Demystifying Assembly Language
Part I - Getting The Basics Ready
Hey, are you confused too about where to start learning about assembly language? I think you’re at the right place then, I too started learning assembly a few months ago, Mainly to get through reverse engineering and binary exploitation challenges. So, Let’s Get Started?
What Are We Going to Work on?
We’ll be working with 32-bit assembly written for Linux OS. We’ll be doing a lot of reading from the Intel SDM(Software Developer Manuals) in the later parts of this series. Which is a great source once you get how to extract information from it.
What is Assembly Language?
Assembly language is a type of low-level programming language which is intended to communicate directly with the computer’s hardware. Unlike machine code which consists of binary and hexadecimal characters, assembly language is designed to be readable by humans and is converted into machine language when we pass it through an assembler.
What Does Assembly Language Look Like?
This is how pretty it looks. Okay, it might not seem beautiful at first, but you’ll start loving it when you start to understand what each line of it means. And we’ll walk through that.
How To Program in Assembly Language?
You don’t need to worry, We aren’t going to be writing binary or hex, That would be cruel. We will be writing the code in opcodes and operands which is way easier than the other method.
Getting our program ready for execution.
- We will use an assembler to assemble the code(and produce an object file). This will be the file having unreadable characters cause all the hex values don’t have an ASCII character associated with them.
- Then the linker will get the object file that was generated by the assembler and turn it into an executable file.
I’d suggest you read more on the compiling process of a c/c++ program. That’ll make things clearer for you and it is interesting(or maybe I like nerdy stuff).
Learning about the basics :
Bit, Binary, Byte, Word, Hex :
Getting good at this stuff will clear a lot of things for you when we move further.
Bit :
A bit is the smallest unit of data, which can be either 0 or 1. Everything happens in the computer in 0s and 1s. The language of 0s and 1s is called binary (Language with base 2). Hex is short for hexadecimal which we will see a lot. All the disassemblers output the assembly of a compiled program in hex for ease.
Hexadecimal :
Imagine writing 11111111(binary) every time you want to represent the value 255(decimal) which is ff in hexadecimal. ff is way easier, right? Don’t worry if you don’t get it now, You’ll get it when we’ll be disassembling files.
Getting back to binary :
0010 1100 in binary is 0*2⁷+0*2⁶+1*2⁵+0*2⁴+1*2³+1*2²+0*2¹+0*2⁰
For converting the same to Hex, we take pairs of 4 binary digits and convert them to decimal first and then just map it to the correct hex value(always take 4 digits from the left to right while converting).
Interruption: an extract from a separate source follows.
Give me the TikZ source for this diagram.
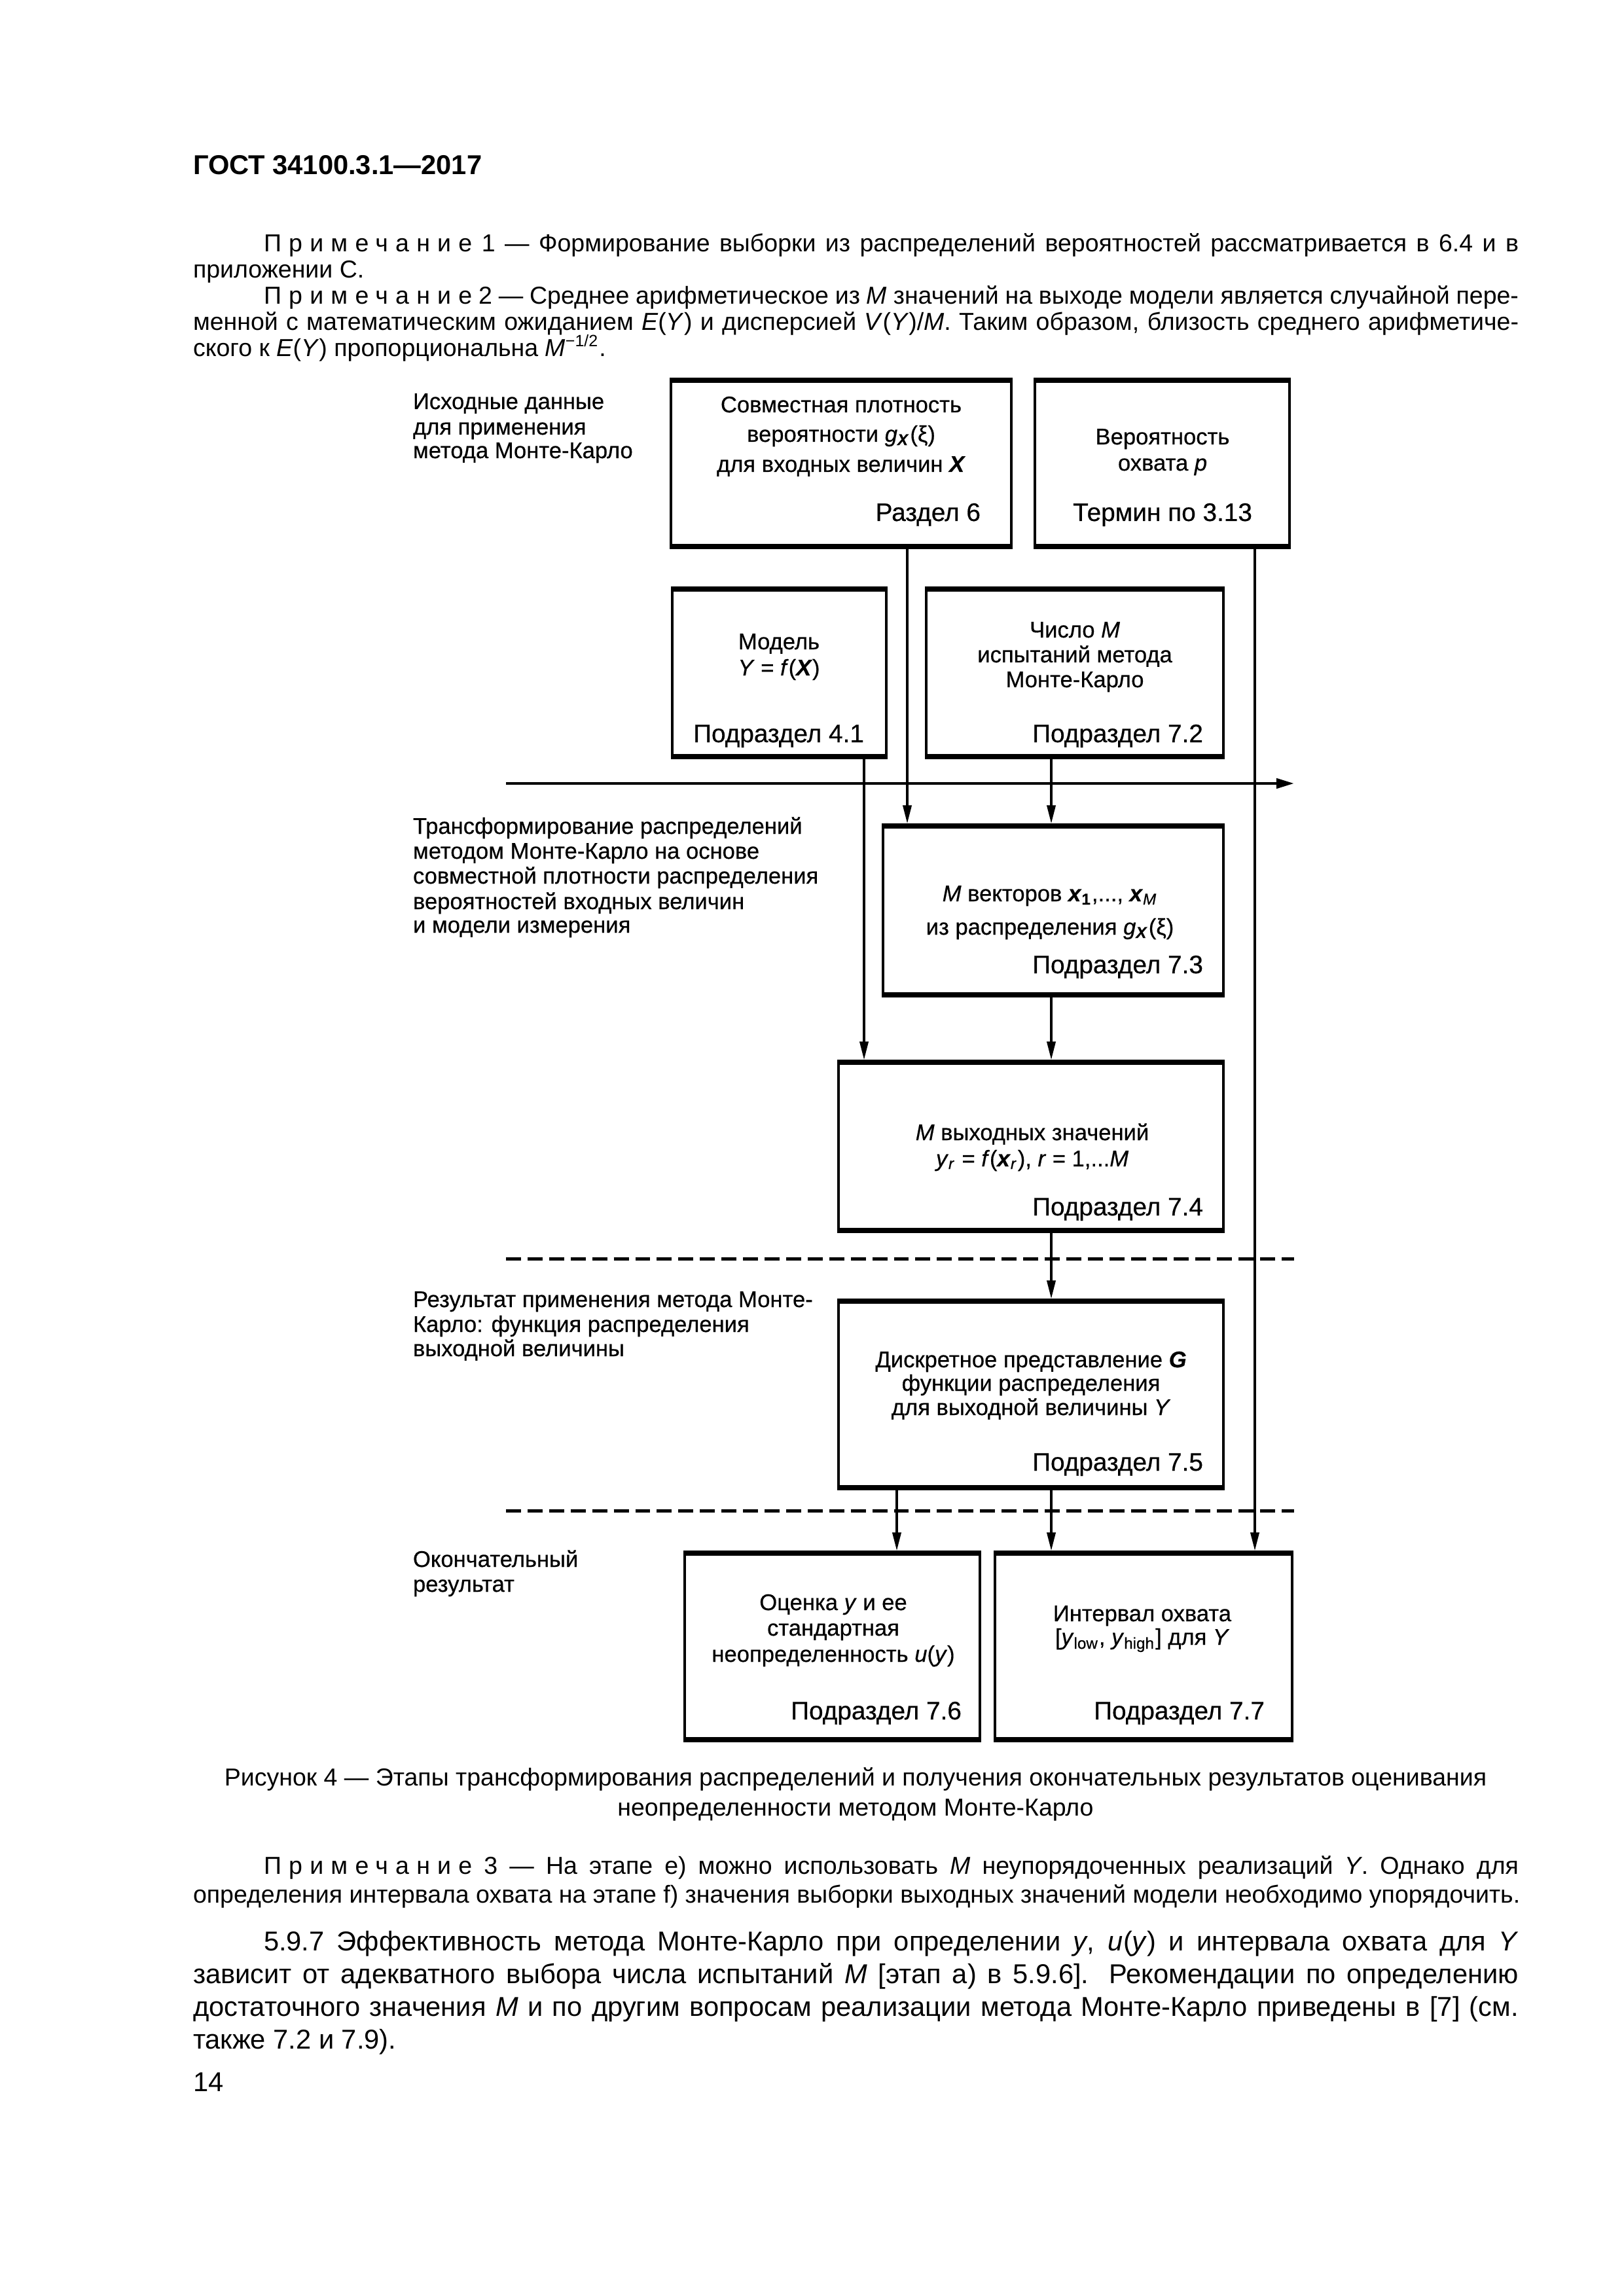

For Example, 0010 is 2 in decimal which is the same in hex, And for 1100, converting it to decimal will give the value 1*2³+1*2²+0*2¹+0*2⁰ = 8 + 4 = 12. Which maps to the hex value c.
So the value 0010 1100 In hex will be 2c, Easier to write in hex than in binary, right? Same for readability.
Getting to bytes :
A byte is information of 8 bits of data. And to represent A hex value, we just need 4 binary digits. It means that a byte represents 2 hexadecimal values.
For example, 1011 0101 in binary is b5 in hexadecimal.
Registers :
Registers are high-speed temporary storage areas in the processor which are used as variables to perform certain tasks(mainly arithmetic and logic). A processor has a limited number of registers, i.e. the amount of data that can be stored in registers is very limited.
EAX, EBX, ECX, EDX - General Purpose Registers, Can be used for anything, some of these registers are used for specific purposes by compilers. But that won’t be the case when we’ll program in assembly
ESP - Stack Pointer(Contains the address of the top of the stack)
EBP - Base Pointer(Contains the address of the bottom of the stack)
EIP - Instruction Pointer(Contains the address of the next instruction to be executed)
EFLAGS - The flags register is also used to store bits like any other register, which mainly is used for representing several events and deciding the control flow of the program.